Foto van kasteel Spilberk in Brno
Historic city centre and hilltop fortress
On a full stomach, I embark on a leisurely stroll to Brno’s Old Town Hall where I’m welcomed by a local tour guide. He has many stories to tell me about the building and its history and he introduces me to its many legends. We climb the tower where an impressive view of the city awaits us. Next, we continue our tour of the city, my tour guide showing me the town’s sights and sites. The Vegetable Market, the Cathedral of Saints Peter and Paul and, in the end, Špilberk Castle. This is where another guide takes over, giving me a tour of the castle.

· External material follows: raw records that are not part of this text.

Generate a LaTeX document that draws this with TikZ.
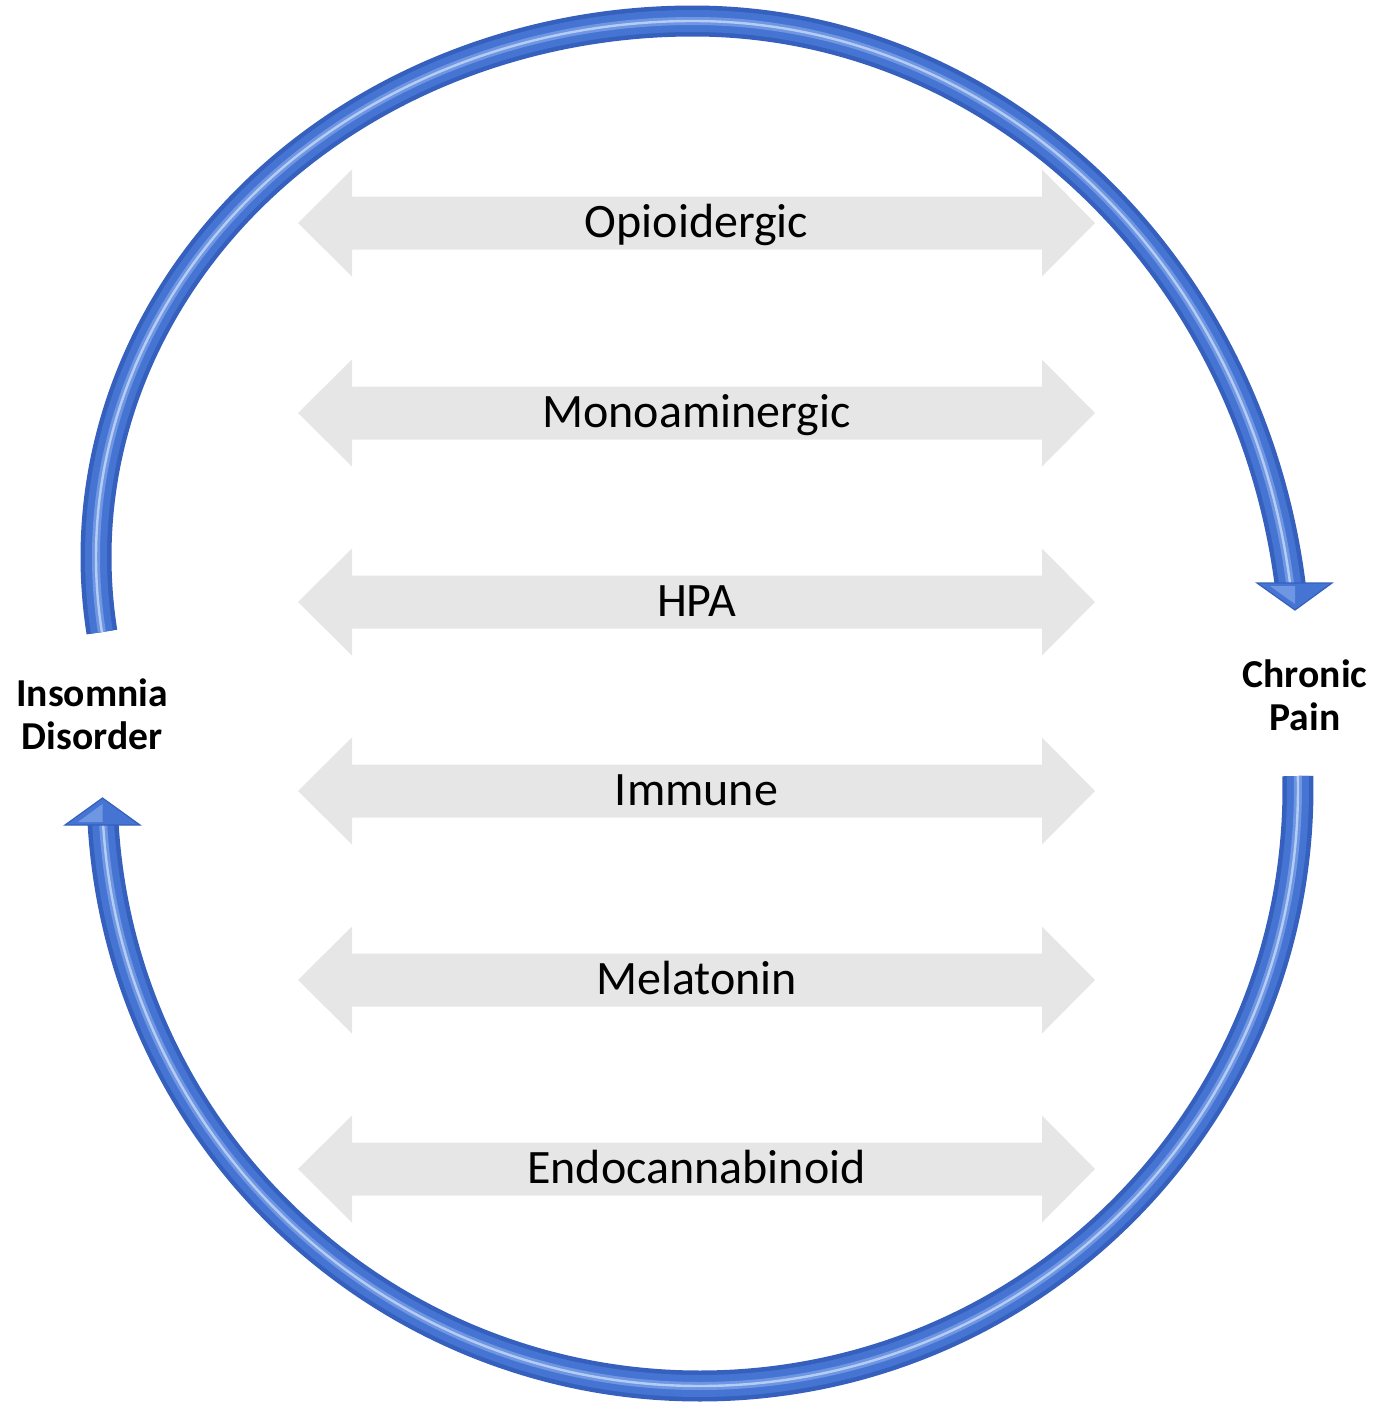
\documentclass[tikz,border=0pt]{standalone}
\usepackage{fontspec}
\setmainfont{Carlito}
\usetikzlibrary{calc}
\definecolor{grayA}{HTML}{E6E6E6}
\definecolor{blueD}{HTML}{3560BD}
\definecolor{blueM}{HTML}{4674D2}
\definecolor{blueL}{HTML}{6F96E2}
\definecolor{blueH}{HTML}{B5CCF5}
% #1 = path (in image pixel coordinates, y downwards)
\newcommand\tube[1]{%
  \draw[line width=15.5pt, draw=blueD] #1;
  \draw[line width=11pt, draw=blueM] #1;
  \draw[line width=4pt, draw=blueL] #1;
  \draw[line width=1.2pt, draw=blueH] #1;
}
\begin{document}
\begin{tikzpicture}[x=0.5pt,y=-0.5pt,
  glabel/.style={font=\fontsize{24}{28}\selectfont, anchor=base, inner sep=0pt, text=black},
  blabel/.style={font=\fontsize{19.8}{21.5}\selectfont\bfseries, align=center, inner sep=0pt, text=black},
  headshape/.style={fill=blueM, draw=blueD, line width=0.6pt, line join=miter}]
\useasboundingbox (0,0) rectangle (1375,1404);

% gray double arrows with labels
\foreach \y/\t/\n in {223/Opioidergic/opi, 413/Monoaminergic/mono, 602/HPA/hpa, 791/Immune/imm, 980/Melatonin/mel, 1169/Endocannabinoid/endo}{
  \fill[grayA] (298,\y) -- (352,\y-53.5) -- (352,\y-26.5) -- (1042,\y-26.5) -- (1042,\y-53.5)
     -- (1095,\y) -- (1042,\y+53.5) -- (1042,\y+26.5) -- (352,\y+26.5) -- (352,\y+53.5) -- cycle;
  \node[glabel] (\n) at (696.5,\y+14) {\t};
}

% end labels
\node[blabel] (insomnia) at (92,714) {Insomnia\\Disorder};
\node[blabel] (pain) at (1305,695) {Chronic\\Pain};

% arc end points
\coordinate (insTop) at ($(693,557)+(171.95:597 and 536)$);
\coordinate (painBot) at ($(700,788)+(-1.15:598 and 598)$);

% top arc: insomnia -> chronic pain
\tube{(insTop) arc[start angle=171.95, end angle=270, x radius=597, y radius=536]
        arc[start angle=270, end angle=352.97, x radius=603, y radius=654]}
\coordinate (painHead) at (1295,610);
\fill[headshape] (1257,583) -- (1332,583) -- (painHead) -- cycle;
\fill[blueL] (1270,586) -- (1295,586) -- (1295,604) -- cycle;

% bottom arc: chronic pain -> insomnia
\tube{(painBot) arc[start angle=-1.15, end angle=177.4, x radius=598, y radius=598]}
\coordinate (insHead) at (102.5,798);
\fill[headshape] (65,825) -- (140,825) -- (insHead) -- cycle;
\fill[blueL] (78,822) -- (102.5,822) -- (102.5,804) -- cycle;
\end{tikzpicture}
\end{document}
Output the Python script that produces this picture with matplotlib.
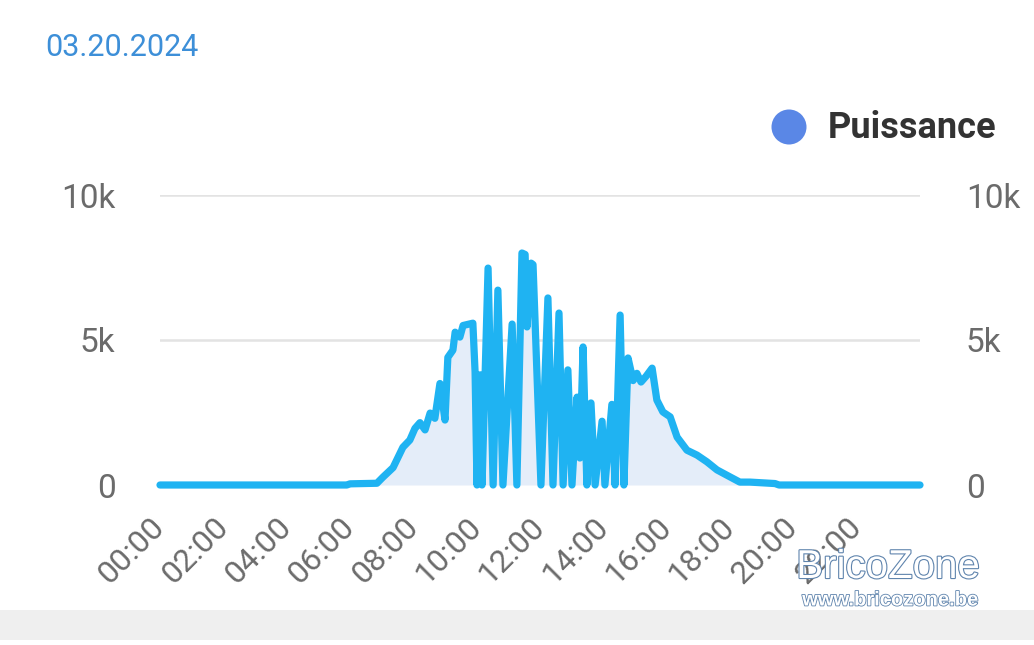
import matplotlib
matplotlib.use("Agg")
import matplotlib.pyplot as plt
import matplotlib.patheffects as pe
from matplotlib.patches import Rectangle, Circle

plt.rcParams['font.family'] = ['Roboto', 'DejaVu Sans']

title = "03.20.2024"
series_name = "Puissance"
tick_hours = list(range(0, 24, 2))
tick_labels = [f"{h:02d}:00" for h in tick_hours]
y_ticks = [0, 5000, 10000]
y_tick_labels = ["0", "5k", "10k"]

hours = [0.0, 5.9, 6.0, 6.85, 7.04, 7.36, 7.67, 7.89, 8.05, 8.21, 8.37, 8.53, 8.68,
         8.84, 9.0, 9.09, 9.25, 9.32, 9.47, 9.57, 9.88, 9.95, 10.01, 10.11, 10.17,
         10.36, 10.52, 10.67, 10.83, 11.12, 11.27, 11.43, 11.53, 11.59, 11.72, 11.78,
         12.03, 12.25, 12.41, 12.6, 12.73, 12.88, 13.01, 13.17, 13.26, 13.36, 13.48,
         13.61, 13.74, 13.96, 14.05, 14.27, 14.37, 14.53, 14.65, 14.78, 14.94, 15.06,
         15.19, 15.35, 15.54, 15.69, 15.88, 16.11, 16.33, 16.64, 16.96, 17.27, 17.59,
         18.0, 18.31, 18.63, 19.42, 19.55, 24.0]
power = [0, 0, 40, 60, 270, 600, 1300, 1550, 1950, 2150, 1900, 2480, 2300,
         3500, 2240, 4400, 4650, 5270, 5100, 5500, 5580, 3900, 0, 3800, 0,
         7480, 0, 6720, 0, 5550, 0, 8000, 7950, 5450, 7650, 7600,
         0, 6450, 0, 5930, 0, 3970, 0, 3030, 930, 4760, 0,
         2830, 0, 2200, 0, 2780, 0, 5860, 0, 4380, 3600, 3850,
         3550, 3750, 4030, 2930, 2520, 2350, 1650, 1200, 1030, 800, 520,
         280, 100, 100, 50, 0, 0]

fig = plt.figure(figsize=(10.34, 6.45), dpi=100)
ax = fig.add_axes([160/1034, 1-485/645, 760/1034, 290/645])

line_color = "#1fb3f2"
ax.fill_between(hours, power, 0, color="#e4edf9", lw=0, zorder=2)
ax.plot(hours, power, color=line_color, lw=5.2, solid_joinstyle='round',
        solid_capstyle='round', zorder=3, clip_on=False)

ax.set_xlim(0, 24)
ax.set_ylim(0, 10000)
for yv in y_ticks[1:]:
    ax.axhline(yv, color="#e3e3e3", lw=1.8, zorder=1)
ax.axhline(0, color="#c8cbd6", lw=1.8, zorder=1)

for s in ax.spines.values():
    s.set_visible(False)

ax.set_yticks(y_ticks)
ax.set_yticklabels(y_tick_labels)
ax.tick_params(axis='y', length=0, pad=32, labelsize=24, labelcolor="#6b6b6b")

ax2 = ax.twinx()
ax2.set_ylim(0, 10000)
ax2.set_yticks(y_ticks)
ax2.set_yticklabels(y_tick_labels)
ax2.tick_params(axis='y', length=0, pad=33, labelsize=24, labelcolor="#6b6b6b")
for s in ax2.spines.values():
    s.set_visible(False)

ax.set_xticks(tick_hours)
ax.set_xticklabels(tick_labels, rotation=45, ha='right', va='center',
                   rotation_mode='anchor')
ax.tick_params(axis='x', length=0, pad=27, labelsize=23, labelcolor="#6b6b6b")

# title
fig.text(45/1034, 1-47/645, title, color="#3d8fd8", fontsize=22, va='center', ha='left')

# legend / overlay
ax_leg = fig.add_axes([0, 0, 1, 1], facecolor='none')
ax_leg.set_xlim(0, 1034)
ax_leg.set_ylim(645, 0)
ax_leg.axis('off')
ax_leg.add_patch(Circle((789, 127), 17.5, color="#5a87e6", lw=0))
ax_leg.text(828, 128, series_name, fontsize=26, fontweight='bold', color="#333333",
            va='center', ha='left')

# bottom band
ax_leg.add_patch(Rectangle((0, 610), 1034, 30, color="#efefef", lw=0))

# watermark
wm = ax_leg.text(888, 567, "BricoZone", fontsize=29, color="white", ha='center', va='center',
                 family=['Liberation Sans', 'DejaVu Sans'])
wm.set_path_effects([pe.Stroke(linewidth=1.6, foreground="#5f84ad"), pe.Normal()])
wm2 = ax_leg.text(890, 600, "www.bricozone.be", fontsize=14.5, color="white", ha='center',
                  va='center', fontweight='bold', family=['Liberation Sans', 'DejaVu Sans'])
wm2.set_path_effects([pe.Stroke(linewidth=1.2, foreground="#5f84ad"), pe.Normal()])

fig.savefig("out.png", dpi=100)
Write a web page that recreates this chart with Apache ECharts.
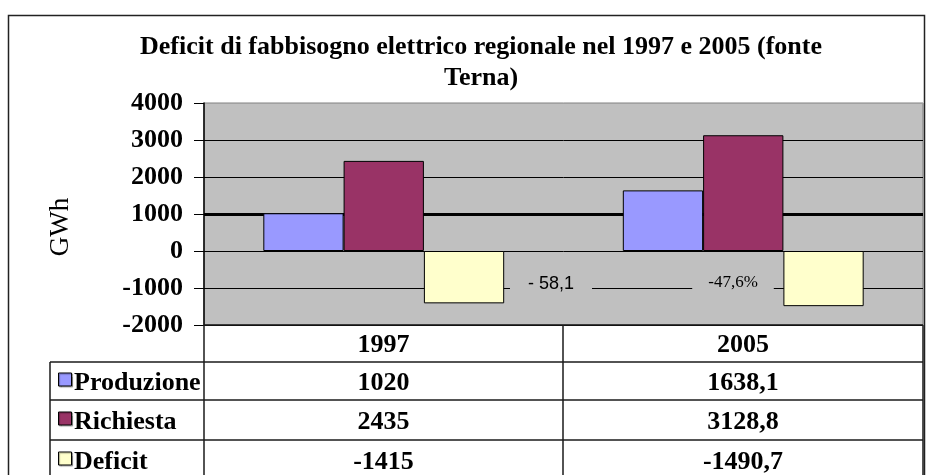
<!DOCTYPE html>
<html>
<head>
<meta charset="utf-8">
<script src="https://cdn.jsdelivr.net/npm/echarts@6/dist/echarts.min.js"></script>
<style>
  html, body { margin: 0; padding: 0; background: #fff; }
  #chart { width: 931px; height: 475px; }
</style>
</head>
<body>
<div id="chart"></div>
<script>
// dati (fonte Terna)
const categories = ['1997', '2005']
const produzione = [1020, 1638.1]
const richiesta = [2435, 3128.8]
const deficit = [-1415, -1490.7]
const seriesNames = ['Produzione', 'Richiesta', 'Deficit']
const seriesColors = ['#9999FF', '#993366', '#FFFFCC']
const deltaLabels = ['- 58,1', '-47,6%']
const yMin = -2000
const yMax = 4000
const yStep = 1000
const highlightLine = 1000

const serif = '"Liberation Serif", "Times New Roman", serif'
const fmt = v => String(v).replace('.', ',')

const chart = echarts.init(document.getElementById('chart'))

// grid
const gLeft = 204
const gRight = 923
const gTop = 103
const gBottom = 325

const seriesData = [produzione, richiesta, deficit]

chart.setOption({
  backgroundColor: '#fff',
  animation: false,
  grid: {
    left: gLeft,
    right: 931 - gRight,
    top: gTop,
    bottom: 475 - gBottom,
    show: true,
    backgroundColor: '#c0c0c0',
    borderColor: '#808080',
    borderWidth: 1
  },
  xAxis: {
    type: 'category',
    data: categories,
    axisLabel: { show: false },
    axisTick: { show: false },
    axisLine: { show: false },
    splitLine: { show: false }
  },
  yAxis: {
    type: 'value',
    min: yMin,
    max: yMax,
    interval: yStep,
    axisLine: { show: true, onZero: false, lineStyle: { color: '#000', width: 1.5 } },
    axisTick: { show: true, length: 10, lineStyle: { color: '#000', width: 1 } },
    axisLabel: {
      margin: 21,
      color: '#000',
      fontFamily: serif,
      fontWeight: 'bold',
      fontSize: 26,
      formatter: v => String(v)
    },
    splitLine: {
      show: true,
      lineStyle: {
        color: ['#000', '#000', '#000', '#000', '#000', '#000', '#a0a0a0'],
        width: 1
      }
    }
  },
  series: seriesNames.map((name, i) => ({
    name: name,
    type: 'bar',
    data: seriesData[i],
    barGap: '0%',
    barCategoryGap: '33%',
    itemStyle: {
      color: seriesColors[i],
      borderColor: '#000',
      borderWidth: 1
    },
    markLine: i === 0 ? {
      z: 1,
      silent: true,
      symbol: 'none',
      label: { show: false },
      lineStyle: { color: '#000', width: 3, type: 'solid' },
      data: [{ yAxis: highlightLine }]
    } : undefined
  }))
})

// tabella dati sotto il grafico
const rowLines = [325, 362, 400, 440, 478]
const rowText = [345, 383, 422, 462]
const colLines = [gLeft, 563, gRight]
const legendLeft = 50
const lineStyle = { stroke: '#1a1a1a', lineWidth: 1.5 }

const elements = []

// cornice esterna
elements.push({
  type: 'rect',
  z: 20,
  shape: { x: 8.5, y: 15.5, width: 916, height: 470 },
  style: { fill: 'none', stroke: '#222', lineWidth: 1.5 }
})

// titolo
elements.push({
  type: 'text',
  z: 20,
  x: 481,
  y: 32,
  style: {
    text: 'Deficit di fabbisogno elettrico regionale nel 1997 e 2005 (fonte\nTerna)',
    align: 'center',
    verticalAlign: 'top',
    font: 'bold 26px ' + serif,
    lineHeight: 31,
    fill: '#000'
  }
})

// nome asse
elements.push({
  type: 'text',
  z: 20,
  x: 61,
  y: 227,
  rotation: Math.PI / 2,
  style: {
    text: 'GWh',
    align: 'center',
    verticalAlign: 'middle',
    font: '27px ' + serif,
    fill: '#000'
  }
})

// etichette delle differenze
const deltaPos = [[551, 284, 18], [733, 283, 16]]
deltaLabels.forEach((t, i) => {
  elements.push({
    type: 'text',
    z: 20,
    x: deltaPos[i][0],
    y: deltaPos[i][1],
    style: {
      text: t,
      align: 'center',
      verticalAlign: 'middle',
      font: i === 0 ? '18px "Liberation Sans", Arial, sans-serif' : '17px ' + serif,
      fill: '#000',
      backgroundColor: '#c0c0c0',
      padding: [4, deltaPos[i][2]]
    }
  })
})

// linee orizzontali
rowLines.forEach((y, i) => {
  if (i === 0) return
  elements.push({
    type: 'line',
    z: 20,
    shape: { x1: legendLeft, y1: y, x2: gRight, y2: y },
    style: lineStyle
  })
})
elements.push({
  type: 'line',
  z: 20,
  shape: { x1: gLeft, y1: rowLines[0], x2: gRight, y2: rowLines[0] },
  style: lineStyle
})
// linee verticali
colLines.forEach(x => {
  elements.push({
    type: 'line',
    z: 20,
    shape: { x1: x, y1: rowLines[0], x2: x, y2: 478 },
    style: lineStyle
  })
})
elements.push({
  type: 'line',
  z: 20,
  shape: { x1: legendLeft, y1: rowLines[1], x2: legendLeft, y2: 478 },
  style: lineStyle
})

// intestazioni colonne e valori
categories.forEach((c, j) => {
  const cx = (colLines[j] + colLines[j + 1]) / 2
  elements.push({
    type: 'text',
    z: 20,
    x: cx,
    y: rowText[0],
    style: { text: c, align: 'center', verticalAlign: 'middle', font: 'bold 26px ' + serif, fill: '#000' }
  })
  seriesData.forEach((arr, i) => {
    elements.push({
      type: 'text',
      z: 20,
      x: cx,
      y: rowText[i + 1],
      style: { text: fmt(arr[j]), align: 'center', verticalAlign: 'middle', font: 'bold 26px ' + serif, fill: '#000' }
    })
  })
})

// legenda nella tabella
seriesNames.forEach((name, i) => {
  const cy = rowText[i + 1] - 3
  elements.push({
    type: 'rect',
    z: 20,
    shape: { x: 58.5, y: cy - 7, width: 13, height: 13 },
    style: {
      fill: seriesColors[i],
      stroke: '#000',
      lineWidth: 1,
      shadowColor: 'rgba(0,0,0,0.35)',
      shadowOffsetX: 1,
      shadowOffsetY: 1,
      shadowBlur: 1
    }
  })
  elements.push({
    type: 'text',
    z: 20,
    x: 74,
    y: rowText[i + 1],
    style: { text: name, align: 'left', verticalAlign: 'middle', font: 'bold 26px ' + serif, fill: '#000' }
  })
})

chart.setOption({ graphic: { elements: elements } })
</script>
</body>
</html>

After three hours of taking in the castle’s many courtyards, exhibition rooms and its basement, which used to serve as the castle’s prison, my guide tells me that we’ve only covered a mere ten percent of the fortress.
Christmas with the locals in Brno
Making my way back to Brno’s town centre proves to be a lot less difficult since Špilberk Castle is situated on top of a steep hill, which proved a bit of a challenge on the way to the castle to say the least. Darkness has set in when I arrive back at the Vegetable Market. Once again, the Christmas Market’s stalls are brightly lit as are the many lights on the square’s Christmas tree. Compared to Prague, the setting and atmosphere come across as more intimate which is also due to the fact that there’s less tourists about in Brno. The next morning, I decide on visiting Villa Tugendhat, a minimalist villa dating from the 1930s which seems an appropriate way to end my trip, a trip that has made me look at the Czech Republic from a different angle!